Knowledge-Guided Masked Autoencoder with Linear Spectral Mixing and Spectral-Angle-Aware Reconstruction
This work addresses the challenge of enhancing deep learning models with domain knowledge for better interpretability and data efficiency, particularly in scientific domains, though it appears incremental as it builds on existing transformer-based self-supervised methods.
The paper tackled the problem of integrating domain knowledge into deep learning for improved model interpretability and generalization by proposing a knowledge-guided ViT-based Masked Autoencoder that incorporates the Linear Spectral Mixing Model and Spectral Angle Mapper as physical constraints. The result was enhanced reconstruction quality and improved downstream task performance, demonstrating the effectiveness of embedding physics-informed inductive biases in self-supervised learning.

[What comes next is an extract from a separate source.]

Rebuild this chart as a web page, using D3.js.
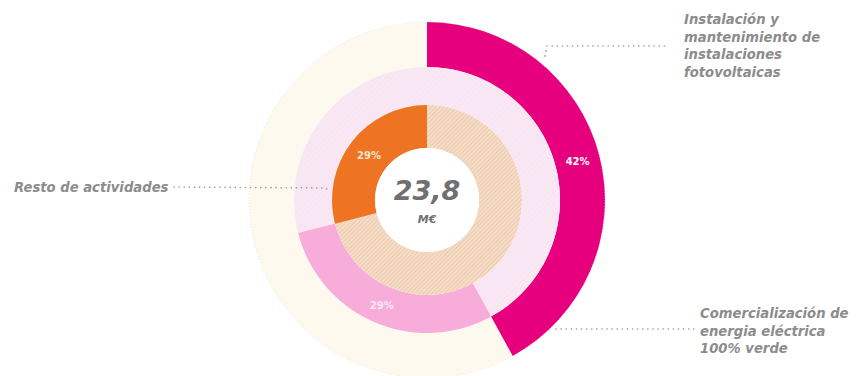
<!DOCTYPE html>
<html>
<head>
<meta charset="utf-8">
<script src="https://cdn.jsdelivr.net/npm/d3@7"></script>
<style>
  html, body { margin: 0; padding: 0; background: #fff; }
  svg { display: block; }
  .lbl { font-family: "DejaVu Sans", sans-serif; font-weight: 700; font-style: oblique; fill: #8c8c8c; }
</style>
</head>
<body>
<svg id="chart" width="861" height="376"></svg>
<script>
// Reparto de la cifra de negocio por actividad
const categories = [
  "Instalación y mantenimiento de instalaciones fotovoltaicas",
  "Comercialización de energia eléctrica 100% verde",
  "Resto de actividades"
];
const shares = [42, 29, 29];
const shareLabels = ["42%", "29%", "29%"];
const totalValue = "23,8";
const totalUnit = "M€";
const labelLines = [
  ["Instalación y", "mantenimiento de", "instalaciones", "fotovoltaicas"],
  ["Comercialización de", "energia eléctrica", "100% verde"],
  ["Resto de actividades"]
];

const W = 861, H = 376;
const cx = 427, cy = 200;
const svg = d3.select("#chart");

// hatch patterns for the ring backgrounds
const defs = svg.append("defs");
const hatchInner = defs.append("pattern")
  .attr("id", "hatchInner").attr("patternUnits", "userSpaceOnUse")
  .attr("width", 3).attr("height", 3).attr("patternTransform", "rotate(45)");
hatchInner.append("rect").attr("width", 3).attr("height", 3).attr("fill", "#f5dcc6");
hatchInner.append("line").attr("x1", 0).attr("y1", 0).attr("x2", 0).attr("y2", 3)
  .attr("stroke", "#e6c09f").attr("stroke-width", 1.1);

const hatchMid = defs.append("pattern")
  .attr("id", "hatchMid").attr("patternUnits", "userSpaceOnUse")
  .attr("width", 4).attr("height", 4).attr("patternTransform", "rotate(45)");
hatchMid.append("rect").attr("width", 4).attr("height", 4).attr("fill", "#f9e7f3");
hatchMid.append("line").attr("x1", 0).attr("y1", 0).attr("x2", 0).attr("y2", 4)
  .attr("stroke", "#f5def0").attr("stroke-width", 0.8);

// each activity sits on its own ring
const rings = [
  { inner: 133, outer: 178, bg: "#fdf9ee", color: "#e6007e", text: "#ffffff" },
  { inner: 95,  outer: 133, bg: "url(#hatchMid)", color: "#f8acd9", text: "#fde6f3" },
  { inner: 52,  outer: 95,  bg: "url(#hatchInner)", color: "#ee7424", text: "#fde3cf" }
];

const pie = d3.pie().sort(null).value(d => d);
const slices = pie(shares);

const g = svg.append("g").attr("transform", `translate(${cx},${cy})`);

rings.forEach((ring, i) => {
  const arc = d3.arc().innerRadius(ring.inner).outerRadius(ring.outer);
  // full background ring
  g.append("path")
    .attr("d", arc({ startAngle: 0, endAngle: 2 * Math.PI }))
    .attr("fill", ring.bg);
  // the activity's share
  g.append("path")
    .attr("d", arc(slices[i]))
    .attr("fill", ring.color);
  const [lx, ly] = arc.centroid(slices[i]);
  g.append("text")
    .attr("x", lx).attr("y", ly + 4)
    .attr("text-anchor", "middle")
    .attr("font-family", "DejaVu Sans, sans-serif")
    .attr("font-weight", 700)
    .attr("font-size", 10)
    .attr("fill", ring.text)
    .text(shareLabels[i]);
});

// faint dotted rim of the outer ring
g.append("circle").attr("r", 178).attr("fill", "none")
  .attr("stroke", "#e6e0d4").attr("stroke-width", 0.7).attr("stroke-dasharray", "1 2");

// centre disc and total
g.append("circle").attr("r", 52).attr("fill", "#ffffff");
g.append("text").attr("x", 0).attr("y", 0)
  .attr("text-anchor", "middle")
  .attr("font-family", "DejaVu Sans, sans-serif")
  .attr("font-weight", 700).attr("font-style", "oblique")
  .attr("font-size", 27).attr("fill", "#707070")
  .text(totalValue);
g.append("text").attr("x", 0).attr("y", 23)
  .attr("text-anchor", "middle")
  .attr("font-family", "DejaVu Sans, sans-serif")
  .attr("font-weight", 700).attr("font-style", "oblique")
  .attr("font-size", 11).attr("fill", "#707070")
  .text(totalUnit);

// dotted leader lines
const leaders = [
  [[545, 56], [547, 46], [668, 46]],
  [[556, 329], [694, 329]],
  [[174, 187], [326, 188], [329, 192]]
];
const line = d3.line();
leaders.forEach(pts => {
  svg.append("path").attr("d", line(pts)).attr("fill", "none")
    .attr("stroke", "#999999").attr("stroke-width", 1.6)
    .attr("stroke-linecap", "round").attr("stroke-dasharray", "0.1 5");
});

// category labels
const labelPos = [
  { x: 684, y: 24, anchor: "start" },
  { x: 700, y: 318, anchor: "start" },
  { x: 14, y: 192, anchor: "start" }
];
labelLines.forEach((lines, i) => {
  const t = svg.append("text").attr("class", "lbl")
    .attr("x", labelPos[i].x).attr("y", labelPos[i].y)
    .attr("font-size", 13.2).attr("text-anchor", labelPos[i].anchor);
  lines.forEach((s, j) => {
    t.append("tspan").attr("x", labelPos[i].x).attr("dy", j === 0 ? 0 : 17.7).text(s);
  });
});
</script>
</body>
</html>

Integrating domain knowledge into deep learning has emerged as a promising direction for improving model interpretability, generalization, and data efficiency. In this work, we present a novel knowledge-guided ViT-based Masked Autoencoder that embeds scientific domain knowledge within the self-supervised reconstruction process. Instead of relying solely on data-driven optimization, our proposed approach incorporates the Linear Spectral Mixing Model (LSMM) as a physical constraint and physically-based Spectral Angle Mapper (SAM), ensuring that learned representations adhere to known structural relationships between observed signals and their latent components. The framework jointly optimizes LSMM and SAM loss with a conventional Huber loss objective, promoting both numerical accuracy and geometric consistency in the feature space. This knowledge-guided design enhances reconstruction fidelity, stabilizes training under limited supervision, and yields interpretable latent representations grounded in physical principles. The experimental findings indicate that the proposed model substantially enhances reconstruction quality and improves downstream task performance, highlighting the promise of embedding physics-informed inductive biases within transformer-based self-supervised learning.